On Eastwood the artist, Schickel speaks from 43 years of experience as a film critic for Time and Life magazines and as an award-winning documentary filmmaker, expressing the utmost admiration and appreciation for most of Eastwood’s work (with the exceptions of “Firefox” (1982), “The Rookie” (1990) and “Midnight in the Garden of Good and Evil” (1997), which he considers to be directorial missteps).
He especially holds 1971′s “Dirty Harry”— directed by Eastwood mentor Don Siegel — in high regard, despite criticism from many quarters that it was an excessively violent, “fascist” statement.
“I think he’s had an honorable career,” Schickel said. “Even ‘Dirty Harry’ is in a certain sense an el primo genre movie. I mean, it’s about a tough cop. There’s a lot of movies about tough cops, (but) there’s a lot of soulfulness in ‘Dirty Harry.’ He’s a lonely guy. He has trouble relating with women.”
Schickel also thinks “Dirty Harry,” like many of Eastwood’s films, demonstrates the horrific consequences of violence rather than glorifying it.
“Like most Americans, if you believe the polls, he’s not a gun freak,” Schickel said. “It kind of comes up in ‘White Hunter, Black Heart.’ The character he’s playing in that wants to shoot this elephant. He says, ‘I don’t really understand that. I never shoot guns except pretend guns in movies. I don’t hunt animals.’
“And I think that’s a mainstream American view. He’s come out on subjects like abortion rights, and that’s a mainstream American view. He’s fiscally conservative, he’s for balanced budgets and so forth, but socially he’s kind of liberal-minded, which I kind of think America is, actually. There’s a lot of stir and kerfuffle about tea parties and stuff like that, but most Americans aren’t that way. Those are distinctly minority views.”
And Schickel thinks Eastwood’s mainstream philosophies shine through in his characters and his films, partially accounting for his tremendous and long-lasting popularity with the moviegoing public.
“I think that appeals to people. I think he’s low-key and sensible and not an ideologue, and all that appeals.”
But Eastwood also applies his low-key approach to acting, which apparently doesn’t appeal to Oscar voters, who have awarded his directorial talents (“Unforgiven,” “Million Dollar Baby”) but continually passed him over for a best actor trophy.
“Everybody won Oscars for that (‘Million Dollar Baby’). Hilary Swank did. Morgan (Freeman) did. (Eastwood’s) was a terrific performance. I don’t quite understand that prejudice, because the thing about Clint is that he loves actors and acting and being around actors. … They don’t quite want to acknowledge his expertise as an actor.”
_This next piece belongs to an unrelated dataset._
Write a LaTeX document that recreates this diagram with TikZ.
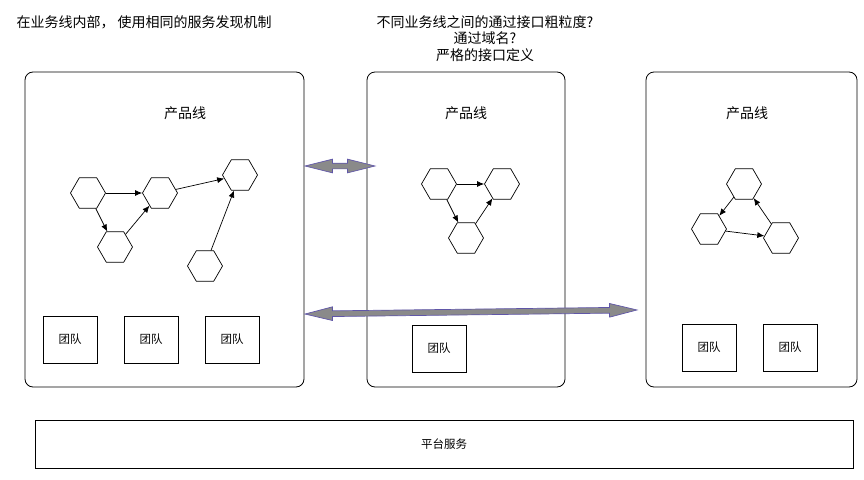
\documentclass[tikz,border=0pt]{standalone}
\usepackage{fontspec}
\setmainfont{Noto Sans CJK SC}
\usetikzlibrary{shapes.geometric,shapes.arrows,arrows.meta}

\definecolor{linkedge}{RGB}{96,86,168}
\definecolor{linkfill}{RGB}{138,138,138}

\tikzset{
  linebox/.style={draw, line width=0.8pt, rounded corners=8pt},
  teambox/.style={draw, line width=0.8pt, minimum width=54pt, minimum height=47pt,
    font=\fontsize{11.5}{14}\selectfont},
  hexa/.style={draw, line width=0.7pt, regular polygon, regular polygon sides=6,
    minimum size=35pt, inner sep=0pt},
  call/.style={line width=0.7pt, -{Latex[length=7pt,width=6pt]}},
  biglink/.style={double arrow, draw=linkedge, fill=linkfill, line width=0.7pt,
    inner sep=2.5pt, double arrow head extend=4pt, double arrow tip angle=28},
  title/.style={font=\fontsize{14}{16.5}\selectfont}
}

\begin{document}
\begin{tikzpicture}[x=1pt,y=-1pt]
\useasboundingbox (0,0) rectangle (864,479);

% three product lines
\node[linebox, minimum width=279pt, minimum height=315pt] (lineA) at (164.5,229.5) {};
\node[linebox, minimum width=198pt, minimum height=315pt] (lineB) at (466,229.5) {};
\node[linebox, minimum width=211pt, minimum height=315pt] (lineC) at (751.5,229.5) {};
\foreach \x/\n in {185/A,466/B,747/C}
  \node[title] (name\n) at (\x,113) {产品线};

% notes on top
\node[title, anchor=west] (intra) at (13,22) {在业务线内部， 使用相同的服务发现机制};
\node[title, align=center] (inter) at (485,38.5) {不同业务线之间的通过接口粗粒度?\\通过域名?\\严格的接口定义};

% services in line A
\node[hexa] (a1) at (88,193) {};
\node[hexa] (a2) at (160,193) {};
\node[hexa] (a3) at (240,175) {};
\node[hexa] (a4) at (115,247) {};
\node[hexa] (a5) at (205,266) {};
\draw[call] (a1) -- (a2);
\draw[call] (a1) -- (a4);
\draw[call] (a4) -- (a2);
\draw[call] (a2) -- (a3);
\draw[call] (a5) -- (a3);

% services in line B
\node[hexa] (b1) at (439,184) {};
\node[hexa] (b2) at (502,184) {};
\node[hexa] (b3) at (466,238) {};
\draw[call] (b1) -- (b2);
\draw[call] (b1) -- (b3);
\draw[call] (b3) -- (b2);

% services in line C
\node[hexa] (c1) at (744,184) {};
\node[hexa] (c2) at (709,229) {};
\node[hexa] (c3) at (781,238) {};
\draw[call] (c1) -- (c2);
\draw[call] (c2) -- (c3);
\draw[call] (c3) -- (c1);

% teams
\foreach \x [count=\i] in {70,151,232}
  \node[teambox] (teamA\i) at (\x,339.5) {团队};
\node[teambox] (teamB1) at (439,348.5) {团队};
\foreach \x [count=\i] in {709,790}
  \node[teambox] (teamC\i) at (\x,347.5) {团队};

% links between lines
\node[biglink, minimum height=70pt] (linkAB) at (340,166) {};
\node[biglink, minimum height=332pt, rotate=0.7] (linkAC) at (471,312) {};

% platform
\node[draw, line width=0.8pt, minimum width=818pt, minimum height=48pt,
  font=\fontsize{11.5}{14}\selectfont] (platform) at (444,444) {平台服务};
\end{tikzpicture}
\end{document}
Schickel said Eastwood’s acting style is understated and subtle — maybe too subtle for Academy voters’ tastes.
“He’s not a guy who rips and tears and snorts a lot.”
And that’s another trait that makes Eastwood such good company, onscreen and off, according to the critic.
“He manages all this stuff with considerable grace and good humor,” Schickel said. “He’s a very good friend, I think. I mean, he’s very loyal. … Amongst my circle of friends, I really count him as a major friend.”